Heirloom of violence What legacy will we leave to children affected by gun deaths in America?
My wife owns jewelry and watches that belonged to her grandmother. My parents have the American flags that were draped on the coffins of their military veteran fathers. I have some watches and a quilt my mother made for me.
At some point, our three children will inherit these and pass them on to their kids. Most of the value of these tangible objects is sentimental and derived from our families’ history. These heirlooms will outlast us and hopefully function as physical reminders, to our kids and future grandkids, of the virtues and legacy of trial and triumph in their bloodlines.
What legacy will we leave to children affected by gun violence in America?
Though the past few days have been full of chilling videos, the most penetrating sounds and images were those of the children affected by the most recent rash of police-related killings.
Toward the end of the Philando Castile shooting video, Diamond Reynolds’ 4-year-old daughter could be heard trying to console her mother, saying “It’s O.K. I’m here with you.” At the family news conference following Alton Sterling’s death, the oldest of Sterling’s five children, 15-year-old Cameron, covered his face and wept, crying out, “Daddy,” as his mother struggled through a prepared statement. Those children’s lives, in those brief moments on video, will forever haunt them and us as a nation.
Of the five Dallas officers killed in the ambush on Friday, three were fathers. Their children were not present for the deaths of their fathers or crying in front of a gaggle of media after the tragedy. But in articles days after the Dallas ambush, their kids can be seen smiling with their fathers, in old photos pulled from social media.
Sgt. Michael Smith leaves behind two daughters, ages 14 and 11. While those girls are old enough to understand the danger their dad faced, they had to expect for him to return home as he had always done. Instead, those young ladies will navigate their teenage years, without the much needed presence of dad.
Brent Thompson, the first officer killed in the Dallas ambush, raised six children to adulthood and has three grandchildren. Brent won’t be around to fulfill his most important responsibilities as a grandfather: spoiling his grandkids and being the always available free babysitter. Officer Patrick Zamarripa was a father to his 2-year-old daughter, Lyncoln, and step-father to third-grade son Dylan. Zamarripa won’t be around to pass that reassuring message of fatherly love on to his children.
Zamarripa, like the other men killed in Dallas, Falcon Heights, Minnesota and Baton Rouge, Louisiana, won’t be able to decide what they will leave to their children.

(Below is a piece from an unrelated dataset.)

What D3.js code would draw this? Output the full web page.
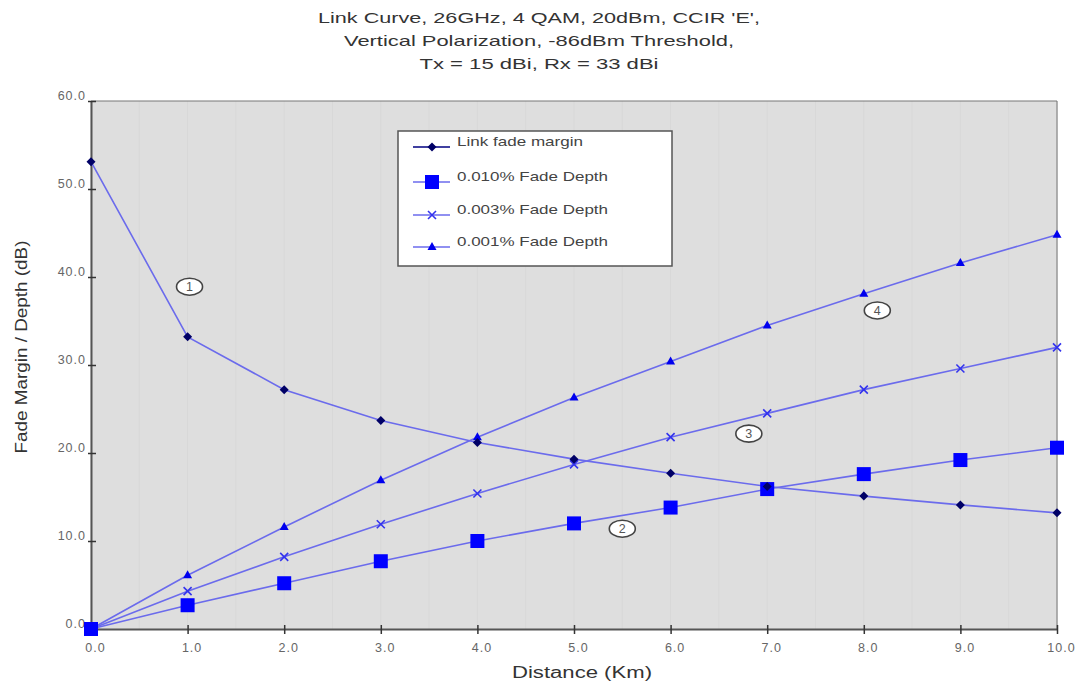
<!DOCTYPE html>
<html><head><meta charset="utf-8">
<script src="https://cdn.jsdelivr.net/npm/d3@7"></script>
<style>body{margin:0;background:#fff;} text{font-family:"Liberation Sans",Arial,sans-serif;}</style>
</head><body><svg id="c" width="1089" height="684"></svg>
<script>
const distances = [0,1,2,3,4,5,6,7,8,9,10];
const linkFadeMargin = [53.1,33.2,27.2,23.7,21.2,19.3,17.7,16.2,15.1,14.1,13.2];
const fade010 = [0,2.7,5.2,7.7,10.0,12.0,13.8,15.9,17.6,19.2,20.6];
const fade003 = [0,4.3,8.2,11.9,15.4,18.7,21.8,24.5,27.2,29.6,32.0];
const fade001 = [0,6.1,11.6,16.9,21.8,26.3,30.4,34.5,38.1,41.6,44.8];
const xTicks = [0,1,2,3,4,5,6,7,8,9,10];
const yTicks = [0,10,20,30,40,50,60];
const seriesNames = ["Link fade margin","0.010% Fade Depth","0.003% Fade Depth","0.001% Fade Depth"];
const titleLines = ["Link Curve, 26GHz, 4 QAM, 20dBm, CCIR 'E',","Vertical Polarization, -86dBm Threshold,","Tx = 15 dBi, Rx = 33 dBi"];
const annotations = [{label:"1",x:1.02,y:38.9},{label:"2",x:5.5,y:11.4},{label:"3",x:6.81,y:22.2},{label:"4",x:8.14,y:36.2}];

const svg = d3.select("#c");
const L=91,R=1057,T=101,B=629;
const x = d3.scaleLinear().domain([0,10]).range([L,R]);
const y = d3.scaleLinear().domain([0,60]).range([B,T]);

svg.append("rect").attr("x",L).attr("y",T).attr("width",R-L).attr("height",B-T).attr("fill","#dedede");
d3.range(0,10.01,0.5).forEach(v=>{
  svg.append("line").attr("x1",x(v)).attr("x2",x(v)).attr("y1",T).attr("y2",B).attr("stroke","#d8d8d8").attr("stroke-width",1);
});
svg.append("line").attr("x1",L).attr("x2",R).attr("y1",T).attr("y2",T).attr("stroke","#777");
svg.append("line").attr("x1",R).attr("x2",R).attr("y1",T).attr("y2",B).attr("stroke","#777");

const xAxis = d3.axisBottom(x).tickValues(xTicks).tickFormat(d3.format(".1f")).tickSize(0);
const gx = svg.append("g").attr("transform",`translate(0,${B})`).call(xAxis);
gx.select(".domain").attr("stroke","#555").attr("stroke-width",2);
gx.selectAll("text").attr("fill","#666").attr("font-size",12.5).attr("y",23).attr("dy",0).attr("dx",4).attr("letter-spacing",1);
gx.selectAll(".tick").append("line").attr("y1",-4).attr("y2",5).attr("stroke","#333").attr("stroke-width",1.5);
const yAxis = d3.axisLeft(y).tickValues(yTicks).tickFormat(d3.format(".1f")).tickSize(0);
const gy = svg.append("g").attr("transform",`translate(${L},0)`).call(yAxis);
gy.select(".domain").attr("stroke","#555").attr("stroke-width",2);
gy.selectAll("text").attr("fill","#666").attr("font-size",12.5).attr("x",-5).attr("dy",-2).attr("letter-spacing",1);
gy.selectAll(".tick").append("line").attr("x1",-3).attr("x2",5).attr("stroke","#333").attr("stroke-width",1.5);

const titleLen=[442,390,239];
svg.append("g").selectAll("text").data(titleLines).join("text")
  .attr("x",539).attr("y",(d,i)=>23+i*23).attr("text-anchor","middle")
  .attr("font-size",15).attr("fill","#333").attr("textLength",(d,i)=>titleLen[i]).attr("lengthAdjust","spacingAndGlyphs").text(d=>d);
svg.append("text").attr("x",582).attr("y",678).attr("text-anchor","middle").attr("font-size",16).attr("fill","#333")
  .attr("textLength",140).attr("lengthAdjust","spacingAndGlyphs").text("Distance (Km)");
svg.append("text").attr("transform","translate(27,347) rotate(-90)").attr("text-anchor","middle").attr("font-size",16).attr("fill","#333")
  .attr("textLength",213).attr("lengthAdjust","spacingAndGlyphs").text("Fade Margin / Depth (dB)");

const lineCol = "#6b6bec";
const line = d3.line().x((d,i)=>x(distances[i])).y(d=>y(d));
const all = [linkFadeMargin,fade010,fade003,fade001];
all.forEach(s=>svg.append("path").attr("d",line(s)).attr("fill","none").attr("stroke",lineCol).attr("stroke-width",1.6));

function marker(g,type,cx,cy){
  if(type===0) g.append("path").attr("d",`M${cx},${cy-4.5}L${cx+4.5},${cy}L${cx},${cy+4.5}L${cx-4.5},${cy}Z`).attr("fill","#000066");
  else if(type===1) g.append("rect").attr("x",cx-7).attr("y",cy-7).attr("width",14).attr("height",14).attr("fill","#0000ff");
  else if(type===2) g.append("path").attr("d",`M${cx-4},${cy-4}L${cx+4},${cy+4}M${cx-4},${cy+4}L${cx+4},${cy-4}`).attr("stroke","#3333ee").attr("stroke-width",1.6);
  else g.append("path").attr("d",`M${cx},${cy-5}L${cx+4.5},${cy+3}L${cx-4.5},${cy+3}Z`).attr("fill","#0000ee");
}
const mg = svg.append("g");
[fade003,fade001,fade010,linkFadeMargin].forEach(s=>{
  const t = all.indexOf(s);
  s.forEach((v,i)=>marker(mg,t,x(distances[i]),y(v)));
});

const ag = svg.append("g");
annotations.forEach(a=>{
  ag.append("ellipse").attr("cx",x(a.x)).attr("cy",y(a.y)).attr("rx",13).attr("ry",8.5).attr("fill","#fff").attr("stroke","#444").attr("stroke-width",1.6);
  ag.append("text").attr("x",x(a.x)).attr("y",y(a.y)+4.5).attr("text-anchor","middle").attr("font-size",12.5).attr("fill","#555").text(a.label);
});

const lg = svg.append("g");
lg.append("rect").attr("x",398).attr("y",131).attr("width",274).attr("height",135).attr("fill","#fff").attr("stroke","#555").attr("stroke-width",1.5);
const legY=[147,182,215,247];
const legLen=[126,151,151,151];
seriesNames.forEach((n,i)=>{
  lg.append("line").attr("x1",413).attr("x2",450).attr("y1",legY[i]).attr("y2",legY[i]).attr("stroke",i===0?"#000080":lineCol).attr("stroke-width",1.6);
  marker(lg,i,432,legY[i]);
  lg.append("text").attr("x",457).attr("y",legY[i]-1).attr("font-size",13).attr("fill","#444")
    .attr("textLength",legLen[i]).attr("lengthAdjust","spacingAndGlyphs").text(n);
});
</script></body></html>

The heirlooms and legacy left to those kids will be that of violence and injustice. The impact will be tremendous and most concentrated on those aggrieved children. But all children of all strips who have suffered from the death of a parent from senseless gun violence are aggrieved.
And it will be felt by my kids and all kids in this country, too.
Alton, Philando, and the Dallas Five are gone forever and can no longer affect the country and communities we live in. But we can, and we must.
The American heirloom of violence and injustice remains intact. Despite the fact that gun violence in America has been on a downward trend since the 1990s, we haven’t done enough. In response to a rise of mass shootings in the U.S., our country hasn’t done anything, but mourn. In response to the Black Lives Matter movement, some point to black-on-black crime in cities that offer little more than hopelessness. And in response to the lack of opportunity for many of America’s youth, our country offers prison.
In response to last week’s deaths, our country will again offer nothing. Because our country is us. And we are unwilling to accept responsibility for perpetuating the culture that led to these events. Though we should advocate for laws to address gun violence and injustice, that is not enough. The true lasting actions will be through how we shape the thinking of our children. Shamefully, the heirlooms we are leaving our kids will only remind them of trials, no triumphs.
They’ll be reminded that we reacted to a fire with a tear.